Mr Gulliver’s track record since 2011 bears the fingerprints of a pragmatist. In the long run, I suspect HSBC’s shareholders will thank him for that.


With a surname like Conn, the new boss of Britain’s biggest energy supplier provides a rare and precious gift to headline-writers.
Yet while journalists wait with relish for the first British Gas mis-selling mishap of Mr Conn’s tenure, the new Centrica boss will have an opportunity today to reset investors’ expectations about the wider business.
He will have been cheered to some degree by yesterday’s announcement from competition authorities that they so far see little basis for breaking up the big integrated energy companies.
Mr Conn also takes over a company in far better shape than the one handed to his predecessor, Sam Laidlaw, in 2006.
That will not make it straightforward, though, in an environment of falling oil prices and benign weather.
Sources indicate that Mr Conn will use today’s results to rebase Centrica’s dividend policy and signal upstream job cuts at its North Sea operations.
That would be fast work for someone in post for just 50 days.


At next week’s press conference to mark Royal Bank of Scotland’s annual results, it would be understandable if Sir Philip Hampton chooses to sit as close to the exit as possible.
Six years of pay-related political and public flagellation is enough for anyone; and Sir Philip has endured each one with enough good humour for many to start questioning his sanity.
Yet there is still no white smoke from RBS’s Edinburgh headquarters to signal the identification of his predecessor.
People involved in the process appear relaxed about the time the process is taking. Yet it would be a blind decision to accept the job without knowing either the identity of the next government or the final rules on bank ring-fencing that will take hold during the tenure of Sir Philip’s successor.
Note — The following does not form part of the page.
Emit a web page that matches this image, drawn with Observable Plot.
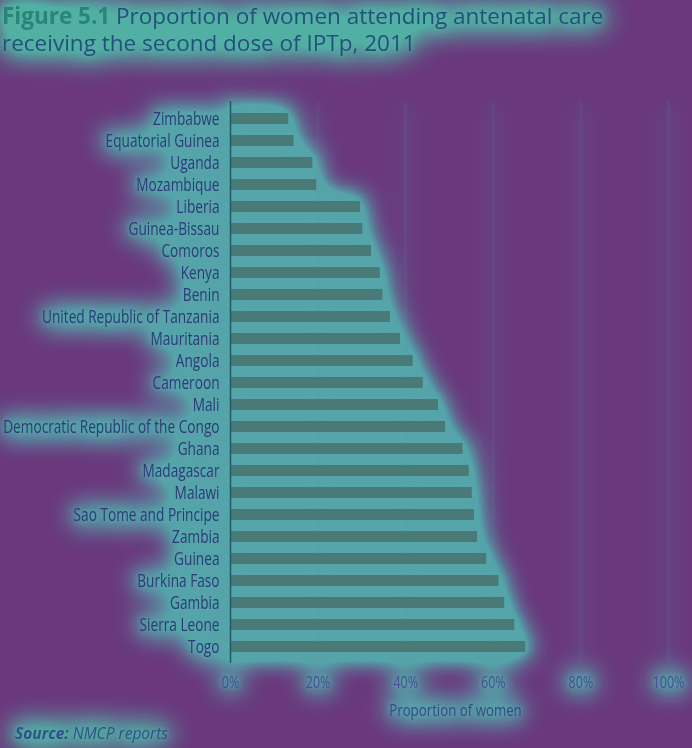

Those twin uncertainties are undoubtedly behind the decisions of some notable individuals – among them Alison Carnwath and Sir Gerry Grimstone – to turn down the role.
They also explain why speculation has begun to settle firmly on Sir Sandy Crombie, the senior independent director, being installed as RBS’s next chairman. But if that’s the case, it won’t be universally well-received. Some RBS executives refer to that scenario in the context of “campaigning for ABC”: Anyone But Crombie.